Decisione di fatto presa poiché lo stesso governo federale aveva nel frattempo deciso di chiudere scuole, bar, ristoranti, etc. a partire dal 16 marzo e fino al 19 aprile.
Ci fermiamo qui in questa breve ricostruzione che segnala errori, incertezze, indecisioni che, è evidente, hanno avuto conseguenze importanti sullo sviluppo della pandemia in Ticino. Sviluppi dei quali sicuramente si deve essere reso conto il Consiglio di Stato che poi ha cercato di correre ai ripari, di fronte allo sviluppo della stessa, prendendo misure sicuramente più incisive come quelle di chiudere i cantieri e le attività produttive non necessarie. Chiusura che settimana dopo settimana è sempre più rimessa in discussione, sia dalle risoluzioni governative settimanali che dal comportamento irresponsabile di diverse aziende.

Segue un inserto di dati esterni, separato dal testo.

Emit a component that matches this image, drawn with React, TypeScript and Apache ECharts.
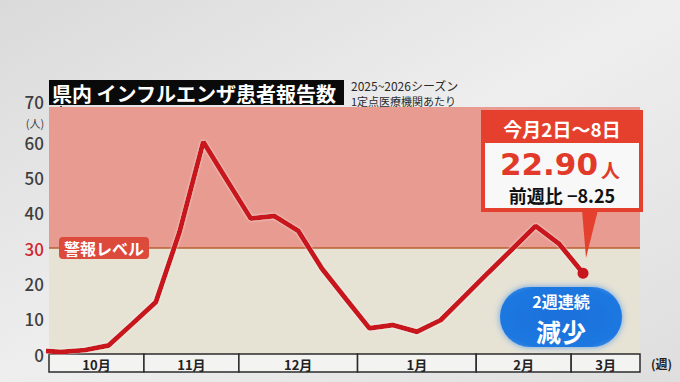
import React, { useEffect, useRef } from "react";
import * as echarts from "echarts";

// weekly reports per sentinel site (first value is the week before the visible range)
const weekValues = [1.0, 0.6, 1.1, 2.4, 8.5, 14.7, 34.6, 60.1, 49.2, 38.4, 39.1, 34.9, 24.2, 15.7, 7.3, 8.2, 6.3, 9.6, 16.3, 23.0, 29.6, 36.3, 31.15, 22.9];
const firstWeekIndex = -1;
const months = ["10月", "11月", "12月", "1月", "2月", "3月"];
const monthStart = [-0.5, 3.5, 7.5, 12.5, 17.5, 21.5];
const monthEnd = [3.5, 7.5, 12.5, 17.5, 21.5, 24.4];
const yTicks = [0, 10, 20, 30, 40, 50, 60, 70];
const warningLevel = 30;
const xMin = -0.5;
const xMax = 24.4;

const JP = '"Noto Sans CJK JP", "Noto Sans", sans-serif';

export default function App() {
  const ref = useRef<HTMLDivElement>(null);
  useEffect(() => {
    if (!ref.current) return;
    const chart = echarts.init(ref.current, undefined, { renderer: "svg" });
    const lineData = weekValues.map((v, i) => [i + firstWeekIndex, v]);
    const last = lineData.length - 1;
    const monthData = months.map((m, i) => [monthStart[i], monthEnd[i], i]);
    const option: any = {
      animation: false,
      backgroundColor: new echarts.graphic.LinearGradient(0, 0, 1, 1, [
        { offset: 0, color: "#dadada" },
        { offset: 0.5, color: "#eeeeee" },
        { offset: 1, color: "#dedede" },
      ]),
      grid: [
        { left: 49, right: 40, top: 107, bottom: 28 },
        { left: 49, right: 40, top: 354, height: 18 },
      ],
      xAxis: [
        { type: "value", gridIndex: 0, min: xMin, max: xMax, show: false },
        { type: "value", gridIndex: 1, min: xMin, max: xMax, show: false },
      ],
      yAxis: [
        {
          type: "value",
          gridIndex: 0,
          min: yTicks[0],
          max: yTicks[yTicks.length - 1],
          interval: 10,
          axisLine: { show: true, lineStyle: { color: "#1e1e1e", width: 2 } },
          axisTick: { show: false },
          axisLabel: {
            margin: 5,
            fontFamily: JP,
            fontSize: 17,
            fontWeight: 500,
            color: "#3e3e3e",
            formatter: (v: number) =>
              v === warningLevel ? `{r|${v}}` : v === 70 ? `{t|${v}}` : `${v}`,
            rich: {
              r: { color: "#d0262b", fontSize: 17, fontWeight: 500, fontFamily: JP },
              t: { color: "#3e3e3e", fontSize: 17, fontWeight: 500, fontFamily: JP, padding: [0, 0, 12, 0] },
            },
          },
          splitLine: {
            show: true,
            lineStyle: {
              width: 1,
              color: [
                "rgba(0,0,0,0)",
                "#d2cdbf",
                "#d2cdbf",
                "rgba(0,0,0,0)",
                "rgba(255,255,255,0.12)",
                "rgba(255,255,255,0.12)",
                "rgba(255,255,255,0.12)",
                "rgba(0,0,0,0)",
              ],
            },
          },
        },
        { type: "value", gridIndex: 1, min: 0, max: 1, show: false },
      ],
      series: [
        {
          type: "line",
          xAxisIndex: 0,
          yAxisIndex: 0,
          data: lineData,
          clip: true,
          symbol: "circle",
          symbolSize: (_v: any, p: any) => (p.dataIndex === last ? 11 : 0),
          showSymbol: true,
          itemStyle: { color: "#c8161d" },
          lineStyle: {
            color: "#c8161d",
            width: 5,
            shadowColor: "rgba(255,255,255,0.7)",
            shadowBlur: 2,
          },
          z: 5,
          markArea: {
            silent: true,
            data: [
              [{ yAxis: warningLevel, itemStyle: { color: "#e89b91" } }, { yAxis: 70 }],
              [{ yAxis: 0, itemStyle: { color: "#e6e2d4" } }, { yAxis: warningLevel }],
            ],
          },
          markLine: {
            silent: true,
            symbol: "none",
            label: { show: false },
            lineStyle: { color: "#b9602f", width: 1.5, type: "solid" },
            data: [{ yAxis: warningLevel }],
          },
        },
        {
          type: "custom",
          xAxisIndex: 1,
          yAxisIndex: 1,
          data: monthData,
          encode: { x: [0, 1] },
          renderItem: (_params: any, api: any) => {
            const s = api.value(0);
            const e = api.value(1);
            const i = api.value(2);
            const p0 = api.coord([s, 1]);
            const p1 = api.coord([e, 0]);
            return {
              type: "group",
              children: [
                {
                  type: "rect",
                  shape: { x: p0[0], y: p0[1], width: p1[0] - p0[0], height: p1[1] - p0[1] },
                  style: { fill: "#f3f3f1", stroke: "#2b2b2b", lineWidth: 1.5 },
                },
                {
                  type: "text",
                  style: {
                    text: months[i],
                    x: (p0[0] + p1[0]) / 2,
                    y: (p0[1] + p1[1]) / 2 + 1,
                    align: "center",
                    verticalAlign: "middle",
                    fontFamily: JP,
                    fontWeight: "bold",
                    fontSize: 13,
                    fill: "#222",
                  },
                },
              ],
            };
          },
        },
      ],
      graphic: [
        { type: "rect", shape: { x: 49, y: 80, width: 295, height: 25 }, style: { fill: "#0a0a0a" }, z: 10 },
        {
          type: "text", x: 52, y: 93, z: 11,
          style: { text: "県内 インフルエンザ患者報告数", fill: "#fff", fontFamily: JP, fontWeight: "bold", fontSize: 20, verticalAlign: "middle" },
        },
        {
          type: "text", x: 351, y: 85, z: 11,
          style: { text: "2025~2026シーズン", fill: "#2a2a2a", fontFamily: JP, fontSize: 12, verticalAlign: "middle" },
        },
        {
          type: "text", x: 351, y: 101, z: 11,
          style: { text: "1定点医療機関あたり", fill: "#2a2a2a", fontFamily: JP, fontSize: 11, verticalAlign: "middle" },
        },
        {
          type: "text", x: 35, y: 123, z: 11,
          style: { text: "(人)", fill: "#3e3e3e", fontFamily: JP, fontSize: 11, align: "center", verticalAlign: "middle" },
        },
        {
          type: "text", x: 651, y: 363, z: 11,
          style: { text: "(週)", fill: "#222", fontFamily: JP, fontWeight: "bold", fontSize: 12, verticalAlign: "middle" },
        },
        // warning label
        { type: "rect", shape: { x: 59, y: 237, width: 90, height: 22, r: 4 }, style: { fill: "#dc4a3c" }, z: 10 },
        {
          type: "text", x: 104, y: 248, z: 11,
          style: { text: "警報レベル", fill: "#fff", fontFamily: JP, fontWeight: "bold", fontSize: 16, align: "center", verticalAlign: "middle" },
        },
        // callout
        { type: "polygon", shape: { points: [[582, 210], [598, 210], [586, 258]] }, style: { fill: "#e5402d" }, z: 10 },
        { type: "rect", shape: { x: 481, y: 110, width: 162, height: 102 }, style: { fill: "#e5402d" }, z: 10 },
        { type: "rect", shape: { x: 485, y: 143, width: 154, height: 65 }, style: { fill: "#f8f8f8" }, z: 11 },
        {
          type: "text", x: 562, y: 128, z: 12,
          style: { text: "今月2日〜8日", fill: "#fff", fontFamily: JP, fontWeight: "bold", fontSize: 19, align: "center", verticalAlign: "middle" },
        },
        {
          type: "text", x: 598, y: 164, z: 12,
          style: { text: "22.90", fill: "#e23a2a", fontFamily: '"DejaVu Sans", sans-serif', fontWeight: "bold", fontSize: 31, align: "right", verticalAlign: "middle" },
        },
        {
          type: "text", x: 601, y: 169, z: 12,
          style: { text: "人", fill: "#e23a2a", fontFamily: JP, fontWeight: "bold", fontSize: 19, align: "left", verticalAlign: "middle" },
        },
        {
          type: "text", x: 562, y: 195, z: 12,
          style: { text: "前週比 −8.25", fill: "#111", fontFamily: JP, fontWeight: "bold", fontSize: 18, align: "center", verticalAlign: "middle" },
        },
        // blue bubble
        {
          type: "rect", z: 10,
          shape: { x: 500, y: 287, width: 122, height: 60, r: 30 },
          style: {
            fill: new echarts.graphic.RadialGradient(0.5, 0.5, 0.7, [
              { offset: 0, color: "#1a70dc" },
              { offset: 0.75, color: "#1f78e0" },
              { offset: 1, color: "#4a9cf0" },
            ]),
            shadowColor: "rgba(40,130,235,0.7)",
            shadowBlur: 6,
          },
        },
        {
          type: "text", x: 561, y: 301, z: 11,
          style: { text: "2週連続", fill: "#fff", fontFamily: JP, fontWeight: "bold", fontSize: 16, lineHeight: 16, align: "center", verticalAlign: "middle" },
        },
        {
          type: "text", x: 561, y: 331, z: 11,
          style: { text: "減少", fill: "#fff", fontFamily: JP, fontWeight: "bold", fontSize: 25, lineHeight: 25, align: "center", verticalAlign: "middle" },
        },
      ],
    };
    chart.setOption(option);
    return () => chart.dispose();
  }, []);
  return <div ref={ref} style={{ position: "fixed", left: 0, top: 0, width: 680, height: 382 }} />;
}
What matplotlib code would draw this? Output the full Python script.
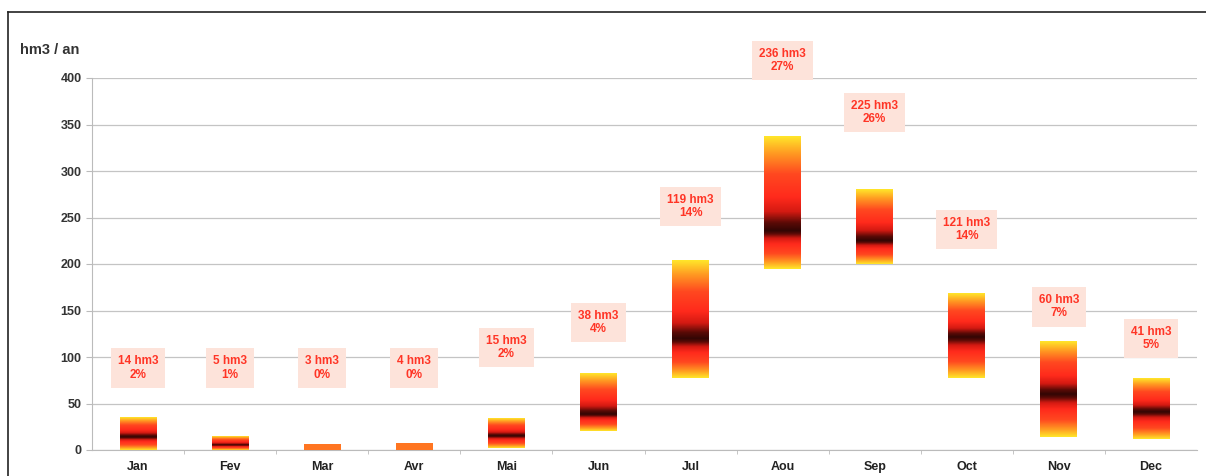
import numpy as np
import matplotlib.pyplot as plt
from matplotlib.colors import LinearSegmentedColormap
from matplotlib.lines import Line2D

plt.rcParams["font.family"] = ["Liberation Sans", "DejaVu Sans"]

months = ["Jan", "Fev", "Mar", "Avr", "Mai", "Jun", "Jul", "Aou", "Sep", "Oct", "Nov", "Dec"]
low = [0, 0, 0, 0, 2, 20, 77, 195, 200, 77, 14, 12]
high = [35, 14, 6, 7, 34, 82, 203, 337, 280, 168, 117, 77]
median = [14, 5, 3, 4, 15, 38, 119, 236, 225, 121, 60, 41]
labels = ["14 hm3\n2%", "5 hm3\n1%", "3 hm3\n0%", "4 hm3\n0%", "15 hm3\n2%", "38 hm3\n4%",
          "119 hm3\n14%", "236 hm3\n27%", "225 hm3\n26%", "121 hm3\n14%", "60 hm3\n7%", "41 hm3\n5%"]
label_y = [88, 88, 88, 88, 110, 137, 262, 419, 363, 237, 154, 120]

cmap = LinearSegmentedColormap.from_list("heat", [
    (0.0, "#330604"), (0.08, "#5a0a06"), (0.2, "#d41a12"), (0.35, "#ff2a1c"),
    (0.6, "#ff4820"), (0.82, "#ff9a22"), (1.0, "#ffe62a")])

fig = plt.figure(figsize=(12.06, 4.76), dpi=100)
ax = fig.add_axes([92 / 1206, 26 / 476, 1105 / 1206, 372 / 476])

w = 0.4
for i in range(len(months)):
    lo, hi, md = low[i], high[i], median[i]
    ys = np.linspace(lo, hi, 300)
    t = np.where(ys >= md, (ys - md) / max(hi - md, 1e-9), (md - ys) / max(md - lo, 1e-9))
    if hi - lo < 10:
        t = np.full_like(ys, 0.72)
    ax.imshow(t[:, None], cmap=cmap, vmin=0, vmax=1, aspect="auto", origin="lower",
              extent=(i - w / 2, i + w / 2, lo, hi), interpolation="bilinear", zorder=3)
    ax.text(i, label_y[i], labels[i], ha="center", va="center", color="#ff3526",
            fontsize=8.5, fontweight="bold", linespacing=1.15, zorder=4,
            bbox=dict(boxstyle="square,pad=0.6", fc="#fde3da", ec="none"))

ax.set_xlim(-0.5, len(months) - 0.5)
ax.set_ylim(0, 400)
ax.set_yticks(range(0, 401, 50))
ax.set_xticks(range(len(months)))
ax.set_xticklabels(months)
ax.set_xticks(np.arange(0.5, len(months) - 0.5, 1), minor=True)
ax.tick_params(axis="x", which="major", length=0, pad=8, labelsize=9, labelcolor="#222222")
ax.tick_params(axis="x", which="minor", length=3, color="#bbbbbb", direction="out")
ax.tick_params(axis="y", length=4, color="#bbbbbb", labelsize=9, labelcolor="#333333")
for lab in ax.get_xticklabels() + ax.get_yticklabels():
    lab.set_fontweight("bold")
ax.grid(axis="y", color="#c4c4c4", linewidth=0.9, zorder=0)
ax.set_axisbelow(True)
for s in ["top", "right"]:
    ax.spines[s].set_visible(False)
ax.spines["left"].set_color("#bbbbbb")
ax.spines["bottom"].set_color("#bbbbbb")

fig.text(20 / 1206, 1 - 50 / 476, "hm3 / an", fontsize=10.5, fontweight="bold", color="#333333",
         va="center", ha="left")
fig.add_artist(Line2D([8 / 1206, 1], [1 - 12 / 476, 1 - 12 / 476], color="#222222", lw=1.2))
fig.add_artist(Line2D([8 / 1206, 8 / 1206], [0, 1 - 12 / 476], color="#222222", lw=1.2))

fig.savefig("out.png", dpi=100)
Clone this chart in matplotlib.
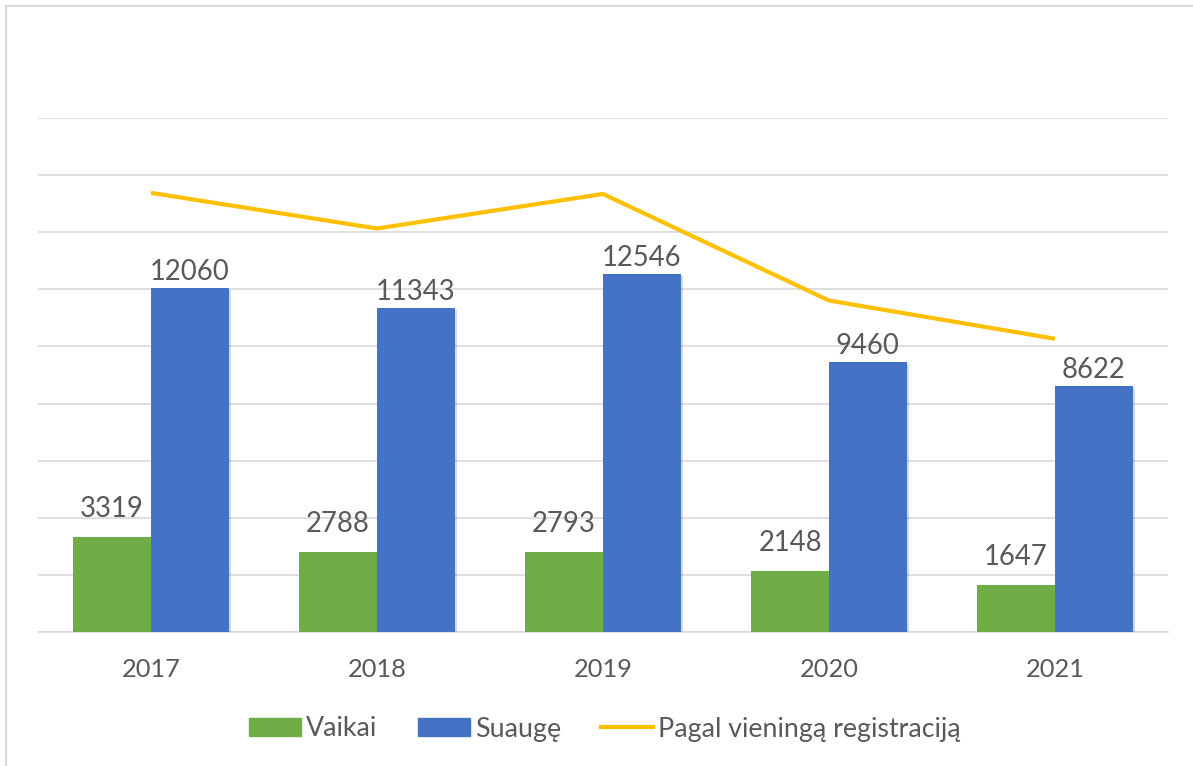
import numpy as np
import matplotlib.pyplot as plt
import matplotlib.patheffects as pe
from matplotlib.patches import Patch, Rectangle
from matplotlib.lines import Line2D

plt.rcParams['font.family'] = ['Lato', 'DejaVu Sans']

# Datos
metai = ['2017', '2018', '2019', '2020', '2021']
vaikai = [3319, 2788, 2793, 2148, 1647]
suauge = [12060, 11343, 12546, 9460, 8622]
registracija = [15379, 14131, 15339, 11608, 10269]

zalia = '#70AD47'
melyna = '#4472C4'
geltona = '#FFC000'
tekstas = '#595959'
tinklelis = '#D9D9D9'

W, H = 1193, 766
fig = plt.figure(figsize=(W / 100, H / 100), dpi=100)
ax = fig.add_axes([38 / W, 1 - 632 / H, 1130 / W, 514 / H])

x = np.arange(len(metai))
w = 0.344
seselis = [pe.SimplePatchShadow(offset=(1.5, -1.5), shadow_rgbFace='#000000', alpha=0.15), pe.Normal()]

b1 = ax.bar(x - w / 2, vaikai, w, color=zalia, zorder=3)
b2 = ax.bar(x + w / 2, suauge, w, color=melyna, zorder=3)
for b in list(b1) + list(b2):
    b.set_path_effects(seselis)

ax.plot(x, registracija, color=geltona, lw=3, zorder=4, solid_capstyle='butt')

# Reikšmės virš stulpelių
for xi, v in zip(x - w / 2, vaikai):
    ax.annotate(str(v), (xi, v), xytext=(0, 14.4), textcoords='offset points',
                ha='center', va='baseline', fontsize=19.8, color=tekstas)
for xi, v in zip(x + w / 2, suauge):
    ax.annotate(str(v), (xi, v), xytext=(0, 5.8), textcoords='offset points',
                ha='center', va='baseline', fontsize=19.8, color=tekstas)

ax.set_xlim(-0.5, len(metai) - 0.5)
ax.set_ylim(0, 18000)
ax.set_yticks(np.arange(0, 18001, 2000))
ax.set_yticklabels([])
ax.grid(axis='y', color=tinklelis, lw=1.2, zorder=0)
ax.tick_params(axis='y', length=0)
ax.set_xticks(x)
ax.set_xticklabels(metai, fontsize=18.3, color=tekstas)
ax.tick_params(axis='x', length=0, pad=19)
for s in ['top', 'right', 'left']:
    ax.spines[s].set_visible(False)
ax.spines['bottom'].set_color(tinklelis)
ax.spines['bottom'].set_linewidth(1.2)

rankenos = [Patch(color=zalia), Patch(color=melyna), Line2D([], [], color=geltona, lw=3)]
fig.legend(rankenos, ['Vaikai', 'Suaugę', 'Pagal vieningą registraciją'],
           loc='center', bbox_to_anchor=(605 / W, 1 - 729 / H), ncol=3, frameon=False,
           fontsize=19.3, labelcolor=tekstas, handlelength=1.94, handleheight=0.63,
           handletextpad=0.19, columnspacing=1.5)

# Rėmelis
fig.add_artist(Rectangle((6 / W, -0.1), 1.2, (H - 6) / H + 0.1, transform=fig.transFigure,
                         fill=False, edgecolor=tinklelis, lw=1.5))

fig.savefig('out.png', dpi=100)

Malgrado le date richiamate qui sopra (e gli eventi sicuramente dubbi come i Carnevali di Bellinzona e Lugano) nella conferenza stampa del 24 febbraio il governo dichiarava che “ha preso atto del resoconto del gruppo di coordinamento cantonale e ha deciso di non imporre alcuna restrizione su eventi pubblici, scuole, bar e ristoranti, al contrario di quanto hanno deciso alcune regioni italiane”. 48 ore dopo, come abbiamo ricordato qui sopra, il governo decide di proibire i carnevali ancora da tenere, di vietare le partite di hockey e le gite scolastiche fino a fine marzo.
Non si capisce che cosa abbia spinto a questo, seppur minimo, cambiamento visto che, ancora il 24 febbraio, confermando di non voler prendere misure il governo aveva, deciso, all’unanimità, sulla base delle proposte del gruppo di esperti creato qualche settimana prima.
Tutti questi elementi avrebbero dovuto spingere perlomeno ad una discussione su modi e forme con le quali venivano assunte queste decisioni; in particolare avevamo espresso la necessità che una discussione su questo modo di procedere (sostanzialmente reattivo e non preventivo) fosse sottoposto ad una discussione parlamentare.
Per questo l’MPS aveva sottoposto un’interpellanza per la seduta del GC dello scorso 9 marzo; sulla base delle risposte del governo i deputati dell’MPS avevano chiesto una discussione generale: ci sembrava che, di fronte ad una catastrofe che ormai si evidenziava all’orizzonte, fosse il minimo che il Parlamento cantonale avesse uno scambio di opinioni. Ma, praticamente tutti i partiti, hanno rifiuto la proposta dell’MPS di una discussione generale.
Poi, nei giorni successivi, abbiamo assistito alla pubblicazione di documenti provenienti dal mondo sanitario che mostravano come, da tempo, gli esperti avessero spinto verso misure molto più radicali e che, così pare di capire, non abbiano ricevuto la necessaria attenzione da parte del governo.
Il brevissimo sviluppo dei fatti (se ne potrebbero aggiungere molti altri) ci spinge a farle presente la necessità che, ritornata una situazione di normalità sanitaria, il Parlamento indaghi (se necessario anche attraverso la costituzione di una CPI) su come sono andate le cose, sulle decisioni prese e su quali basi sono state prese (avendo magari accesso ai resoconti del gruppo di esperti, così come alle prese di posizione – pubbliche e non – di altri esperti); in particolare si tratterà di verificare se erano possibili, auspicati e auspicabili altre decisioni che avrebbero verosimilmente avuto un impatto diverso sulla sviluppo dell’epidemia.
Le segnaliamo formalmente questa nostra intenzione, riservandoci, di presentare una formale richiesta in questo senso.